Mike: Our project stands out because it offers an immediate solution to a pressing issue: car theft. Hackers can capture a key fob’s signal from inside a home and steal the vehicle. This product can benefit all car owners. While it addresses a specific cybersecurity need, it has a wide potential customer base.
Adans:Our product is a cost-effective anti-theft system to prevent relay car attacks. It can be utilized not only by car manufacturers but also on older car models that lack sophisticated anti-theft systems.
Additional info to share?
Mike: NFC Sentinel was a challenge from the beginning. When we first started, we weren’t sure if our idea was feasible or practical. Sekhar and Ryan were the driving force behind our efforts, pushing us to constantly refine and improve our concept. There was a pivotal moment in the semester when Sekhar and Ryan, known for their rigorous critiques, stopped picking our project apart. Instead, they began to see its potential and supported our vision. That’s when we knew we had something special on our hands. This shift in their attitude was a sign that our hard work was paying off, and NFC Sentinel was becoming a viable solution.
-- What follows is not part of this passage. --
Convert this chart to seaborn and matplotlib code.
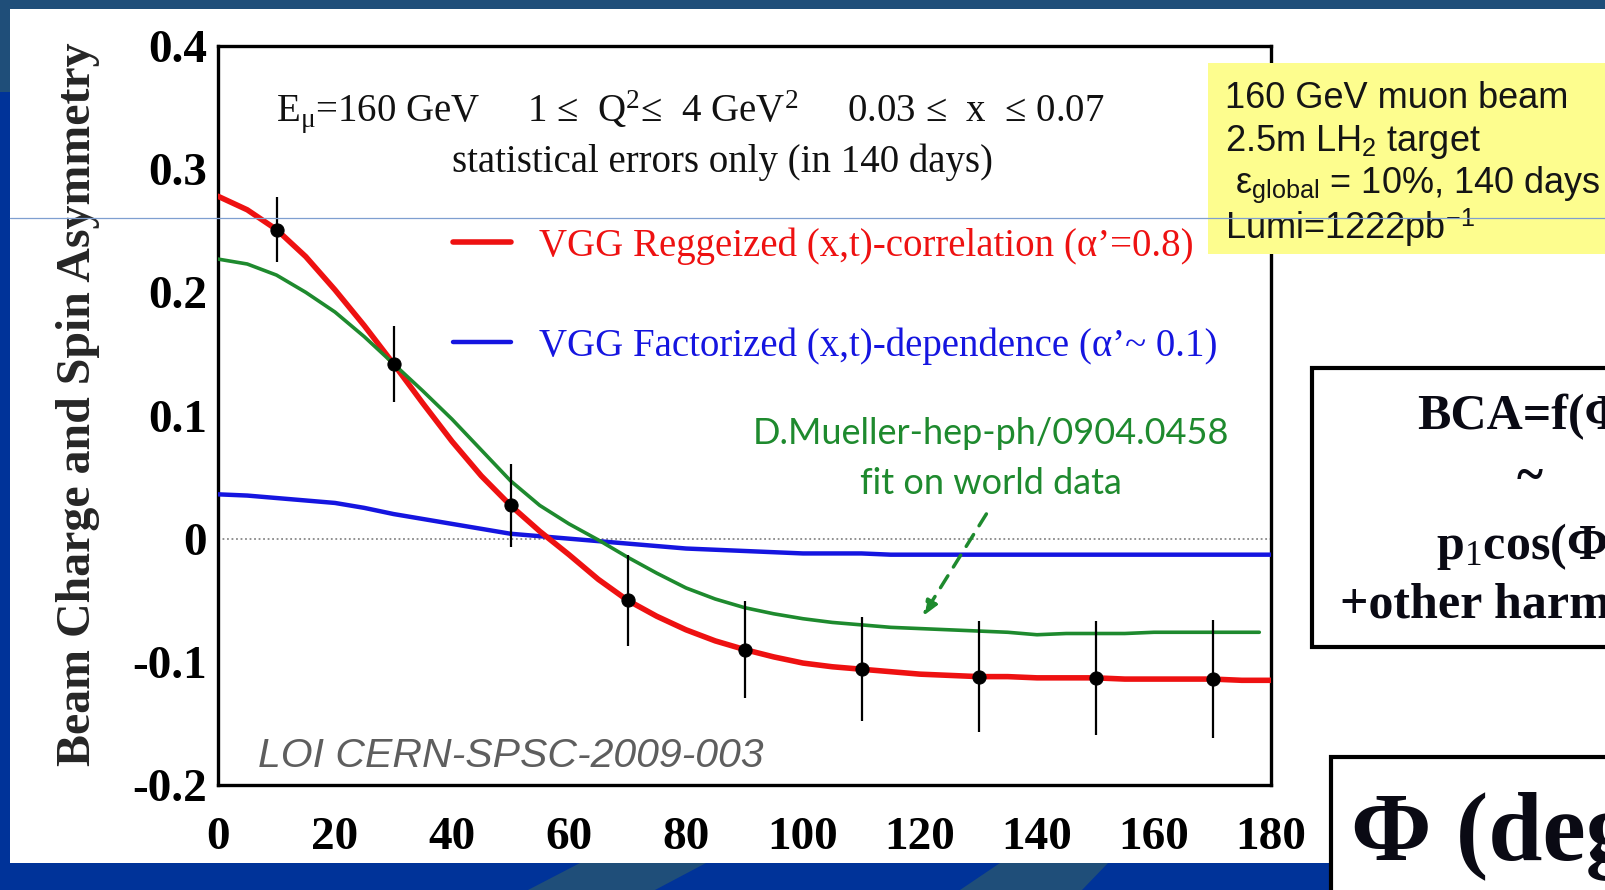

During our patent scrub at the beginning of May 2024, we found that Ford Motor Company had received a patent approval for something similar just two days before our search (but after our presentation). At this point, we knew we were on the right track.
Randy: This project strengthens the security of all modern vehicles as PKE systems have become accepted by consumers. It is proactive as it prevents relay attacks from occurring, and yet it is passive as drivers do not need to change how they interact with their vehicles. At its core, NFC Sentinel aims to protect the public by simplifying vehicle security through a novel MFA integration.